Sharks play multifaceted roles in the ocean ecosystem. They have inhabited the oceans for millions of years, contributing to the balance of marine ecosystems and helping regulate populations of marine species, ensuring the health and stability of underwater habitats.
Some sharks, like the Whale Shark, are filter feeders that consume plankton, while others, like the Tiger Shark, are opportunistic hunters that maintain the balance of species lower down the food chain.
While shark encounters are relatively rare, it’s essential to be informed and well-prepared for a safe and enjoyable aquatic experience.
Authorities employ strategies such as aerial surveillance, shark detection technologies, and education programs to minimize risks.
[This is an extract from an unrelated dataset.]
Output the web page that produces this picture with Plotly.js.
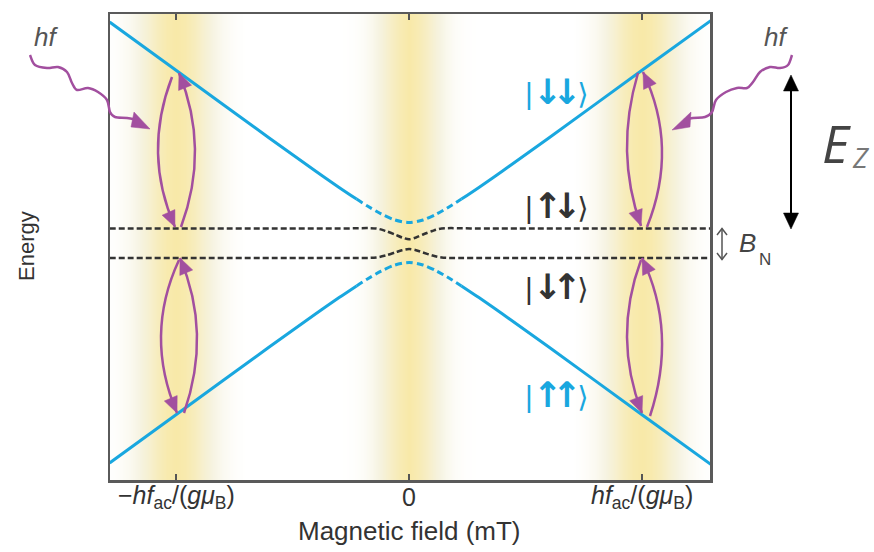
<!DOCTYPE html>
<html>
<head>
<meta charset="utf-8">
<script src="https://cdn.plot.ly/plotly-3.0.1.min.js"></script>
<style>html,body{margin:0;padding:0;background:#fff;}#chart{width:874px;height:552px;}</style>
</head>
<body>
<div id="chart"></div>
<script>
// ---------------- data ----------------
// magnetic field in units of hf_ac/(g muB); energy in arbitrary units
const fieldLeft  = [-1.285, -1.0, -0.6, -0.4, -0.3, -0.225];
const fieldMid   = [-0.225, -0.18, -0.12, -0.06, 0, 0.06, 0.12, 0.18, 0.225];
const fieldRight = [0.225, 0.3, 0.4, 0.6, 1.0, 1.295];
const upDownLeft  = [2.205, 1.722, 1.045, 0.713, 0.551, 0.434];   // |↓↓> branch
const upDownMid   = [0.434, 0.367, 0.287, 0.225, 0.2, 0.225, 0.287, 0.367, 0.434];
const upDownRight = [0.434, 0.551, 0.713, 1.045, 1.722, 2.218];
const lowLeft  = [-2.205, -1.722, -1.045, -0.713, -0.551, -0.434]; // |↑↑> branch
const lowMid   = [-0.434, -0.367, -0.287, -0.225, -0.2, -0.225, -0.287, -0.367, -0.434];
const lowRight = [-0.434, -0.551, -0.713, -1.045, -1.722, -2.218];

const fieldNuc = [-1.285, -0.3, -0.14, -0.1, -0.06, -0.03, 0, 0.03, 0.06, 0.1, 0.14, 0.3, 1.295];
const nucUpper = [0.14, 0.14, 0.14, 0.115, 0.08, 0.05, 0.032, 0.05, 0.08, 0.115, 0.14, 0.14, 0.14];
const nucLower = [-0.155, -0.155, -0.15, -0.13, -0.1, -0.077, -0.065, -0.077, -0.1, -0.13, -0.15, -0.155, -0.155];

// yellow resonance bands: centres and glow profile
const bandCentres = [-1, 0, 1];
const bandOffsets = [0, 0.04, 0.08, 0.12, 0.16, 0.2, 0.25, 0.3];
const bandSideGlow = [1, 0.92, 0.72, 0.48, 0.28, 0.14, 0.05, 0];
const bandMidGlow  = [1, 0.85, 0.6, 0.35, 0.18, 0.07, 0.02, 0];
const edgeGlow = 0.08;

const tickVals = [-1, 0, 1];
const tickText = ['−<i>hf</i><sub>ac</sub>/(<i>gμ</i><sub>B</sub>)', '0', '<i>hf</i><sub>ac</sub>/(<i>gμ</i><sub>B</sub>)'];
const ketArrows = ['↓↓', '↑↓', '↓↑', '↑↑'];

// ---------------- build ----------------
const W = 874, H = 552;
const BLUE = '#19a7df', PURPLE = '#a24f9f', DARK = '#333333';

// heatmap glow
const hx = [-1.6], hz = [edgeGlow];
bandCentres.forEach((c) => {
  const prof = c === 0 ? bandMidGlow : bandSideGlow;
  for (let i = bandOffsets.length - 1; i > 0; i--) { hx.push(c - bandOffsets[i]); hz.push(prof[i]); }
  for (let i = 0; i < bandOffsets.length; i++) { hx.push(c + bandOffsets[i]); hz.push(prof[i]); }
});
hx.push(1.6); hz.push(edgeGlow);

const traces = [
  {type: 'heatmap', x: hx, y: [-3, 3], z: [hz, hz], zsmooth: 'best', showscale: false, hoverinfo: 'skip',
   zmin: 0, zmax: 1,
   colorscale: [[0, '#ffffff'], [0.3, '#f6f3e1'], [0.7, '#f7edc0'], [1, '#f8e9a8']]},
];
function line(x, y, color, dash, width) {
  return {type: 'scatter', mode: 'lines', x: x, y: y, hoverinfo: 'skip',
          line: {color: color, width: width, dash: dash, shape: 'spline', smoothing: 0.8}};
}
traces.push(line(fieldLeft, upDownLeft, BLUE, 'solid', 3));
traces.push(line(fieldMid, upDownMid, BLUE, '7px,4px', 3));
traces.push(line(fieldRight, upDownRight, BLUE, 'solid', 3));
traces.push(line(fieldLeft, lowLeft, BLUE, 'solid', 3));
traces.push(line(fieldMid, lowMid, BLUE, '7px,4px', 3));
traces.push(line(fieldRight, lowRight, BLUE, 'solid', 3));
traces.push(line(fieldNuc, nucUpper, DARK, '6px,3px', 2.5));
traces.push(line(fieldNuc, nucLower, DARK, '6px,3px', 2.5));

// ---------------- decorations (pixel helpers) ----------------
const P = (x, y) => (x / W).toFixed(5) + ',' + (1 - y / H).toFixed(5);
const shapes = [];
function tri(a, b, c, color) {
  shapes.push({type: 'path', xref: 'paper', yref: 'paper', layer: 'above',
    path: 'M' + P(a[0], a[1]) + ' L' + P(b[0], b[1]) + ' L' + P(c[0], c[1]) + ' Z',
    fillcolor: color, line: {color: color, width: 0.5}});
}
function head(tip, from, L, hw, color) {
  let dx = tip[0] - from[0], dy = tip[1] - from[1];
  const n = Math.hypot(dx, dy); dx /= n; dy /= n;
  const bx = tip[0] - L * dx, by = tip[1] - L * dy;
  tri(tip, [bx - hw * dy, by + hw * dx], [bx + hw * dy, by - hw * dx], color);
}
function arc(p0, bulge, p3) {
  const h = p3[1] - p0[1];
  const cx = (bulge - 0.125 * (p0[0] + p3[0])) / 0.75;
  const p1 = [cx, p0[1] + h / 3], p2 = [cx, p0[1] + 2 * h / 3];
  shapes.push({type: 'path', xref: 'paper', yref: 'paper', layer: 'above',
    path: 'M' + P(p0[0], p0[1]) + ' C' + P(p1[0], p1[1]) + ' ' + P(p2[0], p2[1]) + ' ' + P(p3[0], p3[1]),
    line: {color: PURPLE, width: 2.5}});
  head(p3, p2, 16, 7, PURPLE);
}
function wavy(pts, color, width) {
  let d = 'M' + P(pts[0][0], pts[0][1]);
  for (let i = 0; i < pts.length - 1; i++) {
    const p0 = pts[Math.max(0, i - 1)], p1 = pts[i], p2 = pts[i + 1], p3 = pts[Math.min(pts.length - 1, i + 2)];
    const c1 = [p1[0] + (p2[0] - p0[0]) / 6, p1[1] + (p2[1] - p0[1]) / 6];
    const c2 = [p2[0] - (p3[0] - p1[0]) / 6, p2[1] - (p3[1] - p1[1]) / 6];
    d += ' C' + P(c1[0], c1[1]) + ' ' + P(c2[0], c2[1]) + ' ' + P(p2[0], p2[1]);
  }
  shapes.push({type: 'path', xref: 'paper', yref: 'paper', layer: 'above', path: d, line: {color: color, width: width}});
}
function seg(a, b, color, width) {
  shapes.push({type: 'line', xref: 'paper', yref: 'paper', layer: 'above',
    x0: a[0] / W, y0: 1 - a[1] / H, x1: b[0] / W, y1: 1 - b[1] / H, line: {color: color, width: width}});
}

// transition arcs (left band)
arc([172, 77], 158, [175, 227]);
arc([181, 227], 195, [179, 73]);
arc([179, 260], 161, [177, 413]);
arc([184, 413], 197, [180, 258]);
// right band
arc([638, 73], 627, [641, 226]);
arc([647, 227], 662, [643, 72]);
arc([641, 260], 627, [642, 413]);
arc([650, 416], 662, [642, 258]);

// photons
wavy([[30,55],[35,65],[47,68],[58,67],[67,72],[72,83],[77,90],[88,88],[98,92],[107,100],[110,112],[115,117],[127,118],[137,120]], PURPLE, 2.5);
tri([150,129], [134,112], [131,127], PURPLE);
wavy([[792,55],[788,65],[780,68],[770,67],[760,72],[753,82],[747,88],[737,88],[726,92],[716,100],[712,112],[705,117],[693,118],[684,120]], PURPLE, 2.5);
tri([672,130], [691,112], [690,127], PURPLE);

// E_Z double arrow
seg([791, 88], [791, 215], '#000', 2);
tri([791, 75], [783.5, 91], [798.5, 91], '#000');
tri([791, 229], [783.5, 213], [798.5, 213], '#000');
// B_N small arrow
seg([722, 228.5], [722, 259.5], '#555', 1.5);
shapes.push({type: 'path', xref: 'paper', yref: 'paper', layer: 'above',
  path: 'M' + P(717, 235) + ' L' + P(722, 228.5) + ' L' + P(727, 235), line: {color: '#555', width: 1.5}});
shapes.push({type: 'path', xref: 'paper', yref: 'paper', layer: 'above',
  path: 'M' + P(717, 253) + ' L' + P(722, 259.5) + ' L' + P(727, 253), line: {color: '#555', width: 1.5}});

// ---------------- annotations ----------------
const SANS = 'Liberation Sans, Arial, sans-serif';
function ann(text, x, y, size, color, extra) {
  return Object.assign({text: text, x: x / W, y: 1 - y / H, xref: 'paper', yref: 'paper', showarrow: false,
    xanchor: 'center', yanchor: 'middle', font: {family: SANS, size: size, color: color}}, extra || {});
}
const ketY = [92, 206, 287, 395];
const ketColors = [BLUE, DARK, DARK, BLUE];
const annotations = ketArrows.map((a, i) => ann(
  '<span style="font-size:30px;font-family:Liberation Sans">|</span>' +
  '<span style="font-family:DejaVu Sans;font-weight:bold;letter-spacing:-10px">' + a + '</span>' +
  '<span style="font-size:29px;font-family:DejaVu Sans">&#8201;⟩</span>',
  557, ketY[i], 35, ketColors[i], {font: {family: SANS, size: 35, color: ketColors[i]}}));
annotations.push(ann('<i>hf</i>', 46, 37, 26, '#555'));
annotations.push(ann('<i>hf</i>', 776, 37, 26, '#555'));
annotations.push(ann('<i>E</i>', 836, 142, 52, '#444', {font: {family: 'Open Sans, sans-serif', size: 52, color: '#444'}}));
annotations.push(ann('<i>Z</i>', 861, 157, 28, '#777', {font: {family: 'Open Sans, sans-serif', size: 28, color: '#777'}}));
annotations.push(ann('<i>B</i>', 747, 243, 26, '#444'));
annotations.push(ann('N', 765, 259, 17, '#444'));
annotations.push(ann('Energy', 26, 246, 22, DARK, {textangle: -90}));
annotations.push(ann('Magnetic field (mT)', 409, 531, 26, DARK));
tickVals.forEach((v, i) => {
  annotations.push({text: tickText[i], x: v, xref: 'x', y: 1 - 497 / H, yref: 'paper', showarrow: false,
    xanchor: 'center', yanchor: 'middle', font: {family: SANS, size: 25, color: DARK}});
});

const layout = {
  width: W, height: H, margin: {l: 0, r: 0, t: 0, b: 0},
  paper_bgcolor: '#ffffff', plot_bgcolor: '#ffffff', showlegend: false,
  xaxis: {domain: [110 / W, 710 / W], range: [-1.2833, 1.2918], showgrid: false, zeroline: false,
    showline: true, linecolor: '#5a5a5a', linewidth: 2.5, mirror: 'ticks',
    ticks: 'inside', ticklen: 6, tickwidth: 2, tickcolor: '#555',
    tickvals: tickVals, showticklabels: false},
  yaxis: {domain: [1 - 480 / H, 1 - 14 / H], range: [-2.375, 2.285], showgrid: false, zeroline: false,
    showline: true, linecolor: '#5a5a5a', linewidth: 2.5, mirror: true, ticks: '', showticklabels: false},
  shapes: shapes, annotations: annotations
};
Plotly.newPlot('chart', traces, layout, {displayModeBar: false, staticPlot: true});
</script>
</body>
</html>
Tourists and locals are encouraged to follow safety guidelines, swim in patrolled areas, and stay informed about shark activity.
Here are some tips, advice, and essential information to know:
Understand the risk: Australia’s coastal waters are home to a variety of shark species, including the well-known Great White Shark. However, the odds of a shark encounter remain extremely low.
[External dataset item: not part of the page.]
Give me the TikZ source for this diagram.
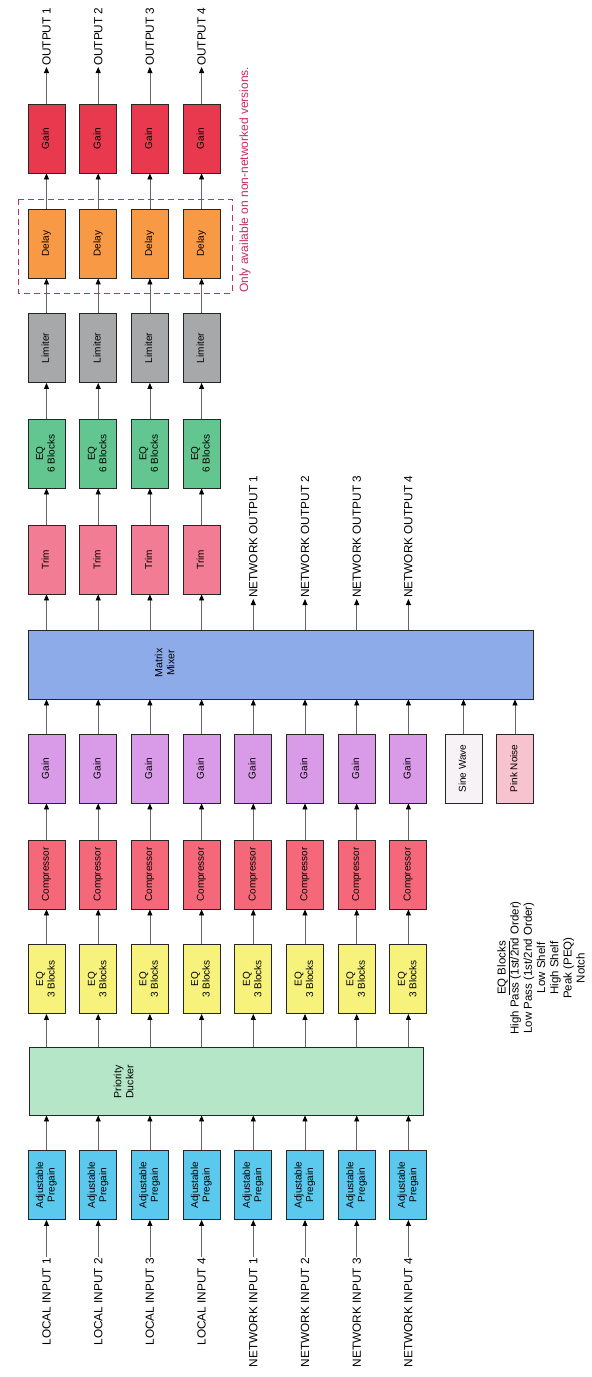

Get to know the types of sharks in the area you plan to visit and remember that most sharks are not a threat to humans.
Swim in patrolled areas: When enjoying the ocean, opt for swimming at patrolled beaches where trained lifeguards and surf lifesavers monitor the waters. These professionals are equipped to respond swiftly to any potential dangers, including shark sightings.
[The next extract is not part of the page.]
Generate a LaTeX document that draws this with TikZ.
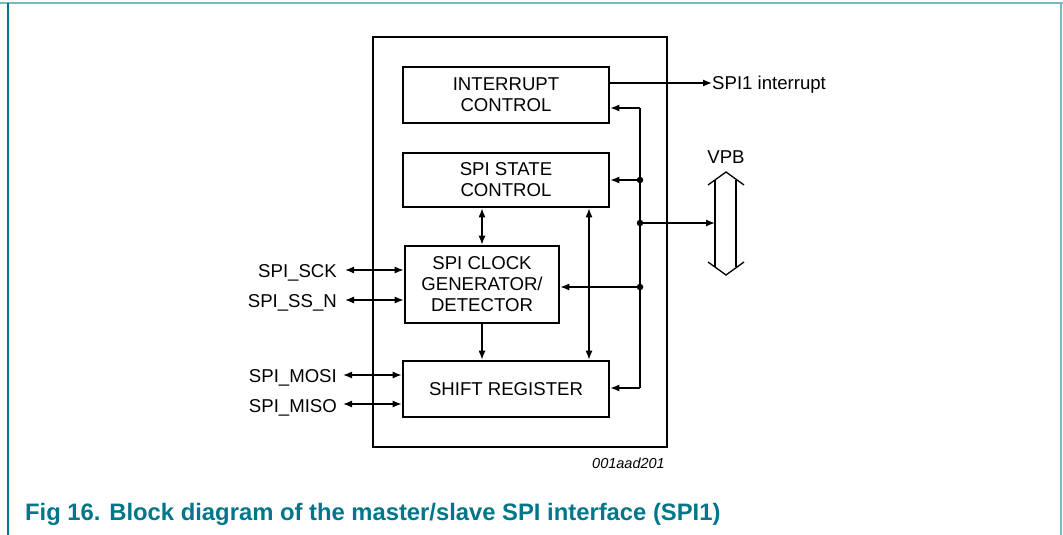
\documentclass[tikz,border=0pt]{standalone}
\usepackage{fontspec}
\setmainfont{Liberation Sans}
\usetikzlibrary{
	arrows.meta,
	positioning
}
\definecolor{capteal}{RGB}{0,118,138}
\definecolor{lightteal}{RGB}{120,184,198}
\tikzset{
	>={Latex[length=9pt,width=7pt]},
	chipbox/.style={draw, line width=2.8pt, minimum width=294pt, minimum height=410pt, inner sep=0pt},
	block/.style={draw, line width=2.6pt, minimum width=206pt, minimum height=56pt,
		align=center, inner sep=0pt, font=\fontsize{18.6}{21}\selectfont},
	sigline/.style={line width=1.3pt},
	signame/.style={font=\fontsize{18.6}{21}\selectfont, inner sep=0pt},
	junction/.style={circle, fill, inner sep=0pt, minimum size=6.5pt}
}

\begin{document}
\begin{tikzpicture}[x=1pt, y=-1pt]
	\useasboundingbox (0,0) rectangle (1063,535);

	% page frame
	\draw[lightteal, line width=2pt] (0,3) -- (1063,3);
	\draw[capteal, line width=1.4pt] (8,3) -- (8,535);
	\draw[lightteal, line width=2pt] (1061,3) -- (1061,535);

	\node[chipbox] (chip) at (520,242) {};
	\node[block] (irq) at (506,95) {INTERRUPT\\CONTROL};
	\node[block, minimum height=54pt] (state) at (506,180) {SPI STATE\\CONTROL};
	\node[block, minimum width=154pt, minimum height=77pt] (clk) at (482,284.5) {SPI CLOCK\\GENERATOR/\\DETECTOR};
	\node[block] (shift) at (506,389) {SHIFT REGISTER};

	% pins
	\node[signame, anchor=base east] (sck) at (337,277) {SPI\_SCK};
	\node[signame, anchor=base east] (ssn) at (337,307) {SPI\_SS\_N};
	\node[signame, anchor=base east] (mosi) at (337,382) {SPI\_MOSI};
	\node[signame, anchor=base east] (miso) at (337,412) {SPI\_MISO};

	\coordinate (sckp) at (345,270);
	\coordinate (ssnp) at (345,300);
	\coordinate (mosip) at (343,375);
	\coordinate (misop) at (343,404);

	\path[sigline]
		(sckp) edge[<->] (sckp -| clk.west)
		(ssnp) edge[<->] (ssnp -| clk.west)
		(mosip) edge[<->] (mosip -| shift.west)
		(misop) edge[<->] (misop -| shift.west)
	;

	% internal paths
	\coordinate (v2) at (589,0);
	\path[sigline]
		(clk.north |- state.south) edge[<->] (clk.north)
		(clk.south) edge[->] (clk.south |- shift.north)
		(v2 |- state.south) edge[<->] (v2 |- shift.north)
	;

	% VPB bus
	\coordinate (b1) at (640,108);
	\coordinate (b2) at (640,180);
	\coordinate (b3) at (640,223);
	\coordinate (b4) at (640,287);
	\coordinate (b5) at (640,388);
	\draw[sigline] (b1) -- (b5);
	\node[junction] at (b2) {};
	\node[junction] at (b3) {};
	\node[junction] at (b4) {};
	\path[sigline, ->]
		(b1) edge (b1 -| irq.east)
		(b2) edge (b2 -| state.east)
		(b4) edge (b4 -| clk.east)
		(b5) edge (b5 -| shift.east)
	;

	\node[signame] (vpblabel) at (726,157) {VPB};
	\draw[line width=1.3pt, line join=miter]
		(708,185) -- (726,172) -- (744,185)
		(708,262) -- (726,275) -- (744,262);
	\draw[line width=1.6pt] (715,180) -- (715,267);
	\draw[line width=1.3pt] (736,180) -- (736,267);
	\coordinate (vpbin) at (715,223);
	\draw[sigline, ->] (b3) -- (vpbin);

	% interrupt output
	\node[signame, anchor=base west] (irqout) at (712,89) {SPI1 interrupt};
	\draw[sigline, ->] (irq.east |- 0,83) -- (irqout.west |- 0,83);

	\node[font=\fontsize{14.5}{16}\selectfont\itshape, anchor=base east, inner sep=0pt] (code) at (665,468) {001aad201};

	\node[font=\fontsize{23.8}{26}\selectfont\bfseries, text=capteal, anchor=base west, inner sep=0pt] (caption) at (25,520)
		{Fig 16. Block diagram of the master/slave SPI interface (SPI1)};
\end{tikzpicture}
\end{document}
Observe Local Warnings: Pay attention to local signage, flags, and announcements regarding shark sightings or activities. Some areas employ shark detection and notification systems, such as aerial patrols and shark alarms, to provide timely warnings to beachgoers.
Avoid Dusk and Dawn: Sharks are more active during the early morning and late afternoon, so consider swimming during mid-morning or mid-afternoon when their activity tends to decrease.
Swim in Groups: Swimming in groups can help reduce the risk of shark encounters. Sharks are more likely to target solitary individuals, mistaking them for injured prey.
Leave Wildlife Alone: Avoid approaching or interacting with marine animals, as distressed or injured prey could attract sharks. Respect marine life and keep a safe distance from them.
Stay Informed: Stay updated on local news, advisories, and regulations related to beach and ocean safety. Information centers, lifeguards, and official websites can provide valuable insights.
Be Shark-Smart: Educate yourself about shark behavior and prevention strategies. Understanding their habits and tendencies can help you make informed decisions while in the water.
Shark Deterrent Measures: Consider using shark deterrent devices, such as personal electronic devices or wetsuits with specific patterns designed to deter sharks. While not foolproof, these measures can provide an added layer of safety.
Seek Professional Guidance: If you’re planning activities such as diving, snorkeling, or surfing, consider joining guided tours or lessons with experienced instructors who are familiar with local conditions and safety protocols.
Remember, the risk of a shark encounter is minimal, and most visitors enjoy Australia’s waters without incident. By staying informed, respecting the ocean environment, and adhering to local guidelines, you can make the most of your aquatic adventures while minimizing potential risks.